NTPC, official power partner of the Games, is concerned that the negative publicity the Games have garnered following allegations of widespread graft will hurt its brand image.

Mint reported on August 6 that NTPC intended to drop the idea of using the event logo in all its correspondence for this reason.

The R20 crore already paid was part of a total Rs 50 crore commitment NTPC had made to the country’s biggest sporting event in 28 years.

“Our board met yesterday and we have decided not to give the remaining money to them,” said Chairman and Managing Director R.S. Sharma on Wednesday. “The Games logo stands dropped from all our communication. We need an audited account of the R20 crore we gave them to show us how the money was spent.”

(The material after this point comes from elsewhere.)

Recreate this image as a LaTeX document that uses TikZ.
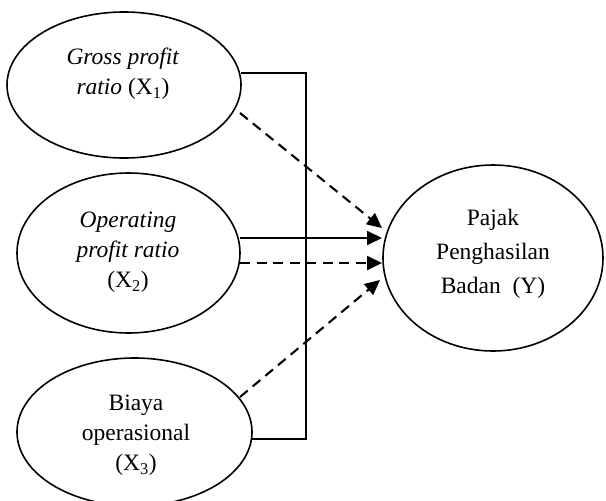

The CWG organising committee had submitted a “written commitment” stating NTPC’s sponsorship amount will be utilised for the realisation of the bona fide objectives of the committee, but Sharma is unimpressed.

“They gave it in writing. That doesn’t meet anything. They will have to submit the audited accounts,” Sharma said.
PGCIL has also decided not to part with the Rs10 crore sponsorship fee it had promised. “We have refused to release any money for the Games,” Chairman and Managing Director S.K. Chaturvedi said.

NTPC had hoped to piggyback on CWG goodwill to open up fresh commercial opportunities in member countries by developing its brand internationally.

NTPC had signed an agreement with the CWG organising committee on December 10 last year, which entitled it to marketing, advertising and promotion rights for showcasing the company’s brand in India and overseas.

The sponsorship controversy relates to a contract that the organising committee had with Australia’s Sports Marketing and Management (SMAM), which allows it a commission, something not acceptable to the public sector companies.

As part of a damage-control exercise, the organising committee had cancelled the contract with SMAM. Other public sector sponsors of the event include Indian Railways, Central Bank of India and Air India.